- _Data section_
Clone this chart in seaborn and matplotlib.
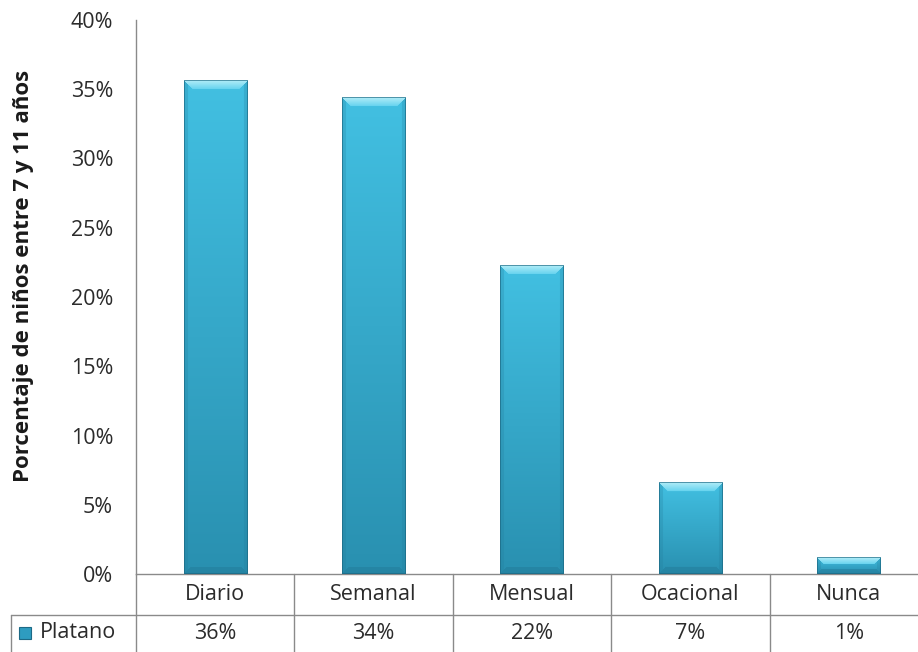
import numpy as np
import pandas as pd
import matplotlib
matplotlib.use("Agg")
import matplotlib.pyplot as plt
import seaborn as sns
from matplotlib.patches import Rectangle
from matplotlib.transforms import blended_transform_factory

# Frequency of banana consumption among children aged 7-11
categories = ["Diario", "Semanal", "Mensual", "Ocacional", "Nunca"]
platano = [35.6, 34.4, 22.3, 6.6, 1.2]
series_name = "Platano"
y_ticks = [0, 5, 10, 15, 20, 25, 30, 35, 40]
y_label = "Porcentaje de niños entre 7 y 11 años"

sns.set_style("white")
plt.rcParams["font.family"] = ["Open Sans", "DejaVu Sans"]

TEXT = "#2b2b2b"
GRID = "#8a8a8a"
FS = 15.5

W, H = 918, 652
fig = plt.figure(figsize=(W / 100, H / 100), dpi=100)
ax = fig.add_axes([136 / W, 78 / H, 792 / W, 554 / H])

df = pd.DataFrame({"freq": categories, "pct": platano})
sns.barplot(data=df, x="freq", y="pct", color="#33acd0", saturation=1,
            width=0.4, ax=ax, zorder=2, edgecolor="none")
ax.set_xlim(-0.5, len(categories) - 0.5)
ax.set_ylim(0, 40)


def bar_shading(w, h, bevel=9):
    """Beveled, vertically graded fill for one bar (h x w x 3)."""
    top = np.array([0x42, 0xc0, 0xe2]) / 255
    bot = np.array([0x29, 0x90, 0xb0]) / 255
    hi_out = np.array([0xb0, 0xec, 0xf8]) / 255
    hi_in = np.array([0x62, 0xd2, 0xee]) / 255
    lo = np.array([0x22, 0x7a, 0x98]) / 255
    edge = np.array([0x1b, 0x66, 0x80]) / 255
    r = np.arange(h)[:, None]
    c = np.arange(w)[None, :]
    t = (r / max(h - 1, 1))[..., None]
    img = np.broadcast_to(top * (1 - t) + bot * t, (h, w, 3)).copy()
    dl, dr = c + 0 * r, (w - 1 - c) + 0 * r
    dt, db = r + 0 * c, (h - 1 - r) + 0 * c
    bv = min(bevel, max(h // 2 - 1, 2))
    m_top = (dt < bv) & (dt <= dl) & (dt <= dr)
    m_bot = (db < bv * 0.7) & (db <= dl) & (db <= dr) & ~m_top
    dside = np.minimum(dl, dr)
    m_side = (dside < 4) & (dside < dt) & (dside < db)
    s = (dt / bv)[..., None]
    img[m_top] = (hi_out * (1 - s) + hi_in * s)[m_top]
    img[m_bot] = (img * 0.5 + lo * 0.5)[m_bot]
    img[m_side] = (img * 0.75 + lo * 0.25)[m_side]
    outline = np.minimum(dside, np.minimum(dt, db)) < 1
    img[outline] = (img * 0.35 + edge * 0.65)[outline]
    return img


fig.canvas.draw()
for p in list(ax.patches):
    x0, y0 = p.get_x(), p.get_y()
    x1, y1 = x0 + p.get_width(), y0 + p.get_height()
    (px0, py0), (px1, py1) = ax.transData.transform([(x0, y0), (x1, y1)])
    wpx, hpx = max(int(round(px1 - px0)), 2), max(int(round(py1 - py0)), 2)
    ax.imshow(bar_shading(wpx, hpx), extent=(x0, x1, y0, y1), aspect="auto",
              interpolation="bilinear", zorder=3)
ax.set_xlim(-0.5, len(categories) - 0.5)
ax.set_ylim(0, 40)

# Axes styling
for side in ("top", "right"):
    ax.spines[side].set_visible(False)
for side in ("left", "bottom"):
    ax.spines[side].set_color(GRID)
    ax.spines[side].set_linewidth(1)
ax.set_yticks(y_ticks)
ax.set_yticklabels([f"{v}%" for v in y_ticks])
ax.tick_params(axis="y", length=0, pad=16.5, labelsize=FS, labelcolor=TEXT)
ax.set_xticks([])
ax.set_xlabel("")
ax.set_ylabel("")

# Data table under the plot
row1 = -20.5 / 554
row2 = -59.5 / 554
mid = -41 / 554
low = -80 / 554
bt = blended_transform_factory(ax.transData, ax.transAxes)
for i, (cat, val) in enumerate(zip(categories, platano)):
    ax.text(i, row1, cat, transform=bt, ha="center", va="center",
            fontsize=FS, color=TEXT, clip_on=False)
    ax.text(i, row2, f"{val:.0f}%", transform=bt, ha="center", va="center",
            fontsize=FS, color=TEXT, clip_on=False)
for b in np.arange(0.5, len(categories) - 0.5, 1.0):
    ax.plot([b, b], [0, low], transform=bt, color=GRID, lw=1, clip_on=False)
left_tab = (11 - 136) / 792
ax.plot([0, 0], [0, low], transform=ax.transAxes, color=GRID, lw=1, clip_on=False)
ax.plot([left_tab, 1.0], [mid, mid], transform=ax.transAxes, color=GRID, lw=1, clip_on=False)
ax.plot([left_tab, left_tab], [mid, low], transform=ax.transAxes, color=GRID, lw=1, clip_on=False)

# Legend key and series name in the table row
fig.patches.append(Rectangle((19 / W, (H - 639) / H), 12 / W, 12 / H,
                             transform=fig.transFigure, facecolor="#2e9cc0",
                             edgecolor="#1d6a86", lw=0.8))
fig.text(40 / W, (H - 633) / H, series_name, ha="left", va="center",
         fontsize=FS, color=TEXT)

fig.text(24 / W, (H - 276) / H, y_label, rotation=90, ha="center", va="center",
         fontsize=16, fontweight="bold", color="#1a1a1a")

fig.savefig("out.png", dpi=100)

- _Work instructions_
Restate the data above word for word. Skip every picture.

- _Result below_
Clone this chart in seaborn and matplotlib.
import numpy as np
import pandas as pd
import matplotlib
matplotlib.use("Agg")
import matplotlib.pyplot as plt
import seaborn as sns
from matplotlib.patches import Rectangle
from matplotlib.transforms import blended_transform_factory

# Frequency of banana consumption among children aged 7-11
categories = ["Diario", "Semanal", "Mensual", "Ocacional", "Nunca"]
platano = [35.6, 34.4, 22.3, 6.6, 1.2]
series_name = "Platano"
y_ticks = [0, 5, 10, 15, 20, 25, 30, 35, 40]
y_label = "Porcentaje de niños entre 7 y 11 años"

sns.set_style("white")
plt.rcParams["font.family"] = ["Open Sans", "DejaVu Sans"]

TEXT = "#2b2b2b"
GRID = "#8a8a8a"
FS = 15.5

W, H = 918, 652
fig = plt.figure(figsize=(W / 100, H / 100), dpi=100)
ax = fig.add_axes([136 / W, 78 / H, 792 / W, 554 / H])

df = pd.DataFrame({"freq": categories, "pct": platano})
sns.barplot(data=df, x="freq", y="pct", color="#33acd0", saturation=1,
            width=0.4, ax=ax, zorder=2, edgecolor="none")
ax.set_xlim(-0.5, len(categories) - 0.5)
ax.set_ylim(0, 40)


def bar_shading(w, h, bevel=9):
    """Beveled, vertically graded fill for one bar (h x w x 3)."""
    top = np.array([0x42, 0xc0, 0xe2]) / 255
    bot = np.array([0x29, 0x90, 0xb0]) / 255
    hi_out = np.array([0xb0, 0xec, 0xf8]) / 255
    hi_in = np.array([0x62, 0xd2, 0xee]) / 255
    lo = np.array([0x22, 0x7a, 0x98]) / 255
    edge = np.array([0x1b, 0x66, 0x80]) / 255
    r = np.arange(h)[:, None]
    c = np.arange(w)[None, :]
    t = (r / max(h - 1, 1))[..., None]
    img = np.broadcast_to(top * (1 - t) + bot * t, (h, w, 3)).copy()
    dl, dr = c + 0 * r, (w - 1 - c) + 0 * r
    dt, db = r + 0 * c, (h - 1 - r) + 0 * c
    bv = min(bevel, max(h // 2 - 1, 2))
    m_top = (dt < bv) & (dt <= dl) & (dt <= dr)
    m_bot = (db < bv * 0.7) & (db <= dl) & (db <= dr) & ~m_top
    dside = np.minimum(dl, dr)
    m_side = (dside < 4) & (dside < dt) & (dside < db)
    s = (dt / bv)[..., None]
    img[m_top] = (hi_out * (1 - s) + hi_in * s)[m_top]
    img[m_bot] = (img * 0.5 + lo * 0.5)[m_bot]
    img[m_side] = (img * 0.75 + lo * 0.25)[m_side]
    outline = np.minimum(dside, np.minimum(dt, db)) < 1
    img[outline] = (img * 0.35 + edge * 0.65)[outline]
    return img


fig.canvas.draw()
for p in list(ax.patches):
    x0, y0 = p.get_x(), p.get_y()
    x1, y1 = x0 + p.get_width(), y0 + p.get_height()
    (px0, py0), (px1, py1) = ax.transData.transform([(x0, y0), (x1, y1)])
    wpx, hpx = max(int(round(px1 - px0)), 2), max(int(round(py1 - py0)), 2)
    ax.imshow(bar_shading(wpx, hpx), extent=(x0, x1, y0, y1), aspect="auto",
              interpolation="bilinear", zorder=3)
ax.set_xlim(-0.5, len(categories) - 0.5)
ax.set_ylim(0, 40)

# Axes styling
for side in ("top", "right"):
    ax.spines[side].set_visible(False)
for side in ("left", "bottom"):
    ax.spines[side].set_color(GRID)
    ax.spines[side].set_linewidth(1)
ax.set_yticks(y_ticks)
ax.set_yticklabels([f"{v}%" for v in y_ticks])
ax.tick_params(axis="y", length=0, pad=16.5, labelsize=FS, labelcolor=TEXT)
ax.set_xticks([])
ax.set_xlabel("")
ax.set_ylabel("")

# Data table under the plot
row1 = -20.5 / 554
row2 = -59.5 / 554
mid = -41 / 554
low = -80 / 554
bt = blended_transform_factory(ax.transData, ax.transAxes)
for i, (cat, val) in enumerate(zip(categories, platano)):
    ax.text(i, row1, cat, transform=bt, ha="center", va="center",
            fontsize=FS, color=TEXT, clip_on=False)
    ax.text(i, row2, f"{val:.0f}%", transform=bt, ha="center", va="center",
            fontsize=FS, color=TEXT, clip_on=False)
for b in np.arange(0.5, len(categories) - 0.5, 1.0):
    ax.plot([b, b], [0, low], transform=bt, color=GRID, lw=1, clip_on=False)
left_tab = (11 - 136) / 792
ax.plot([0, 0], [0, low], transform=ax.transAxes, color=GRID, lw=1, clip_on=False)
ax.plot([left_tab, 1.0], [mid, mid], transform=ax.transAxes, color=GRID, lw=1, clip_on=False)
ax.plot([left_tab, left_tab], [mid, low], transform=ax.transAxes, color=GRID, lw=1, clip_on=False)

# Legend key and series name in the table row
fig.patches.append(Rectangle((19 / W, (H - 639) / H), 12 / W, 12 / H,
                             transform=fig.transFigure, facecolor="#2e9cc0",
                             edgecolor="#1d6a86", lw=0.8))
fig.text(40 / W, (H - 633) / H, series_name, ha="left", va="center",
         fontsize=FS, color=TEXT)

fig.text(24 / W, (H - 276) / H, y_label, rotation=90, ha="center", va="center",
         fontsize=16, fontweight="bold", color="#1a1a1a")

fig.savefig("out.png", dpi=100)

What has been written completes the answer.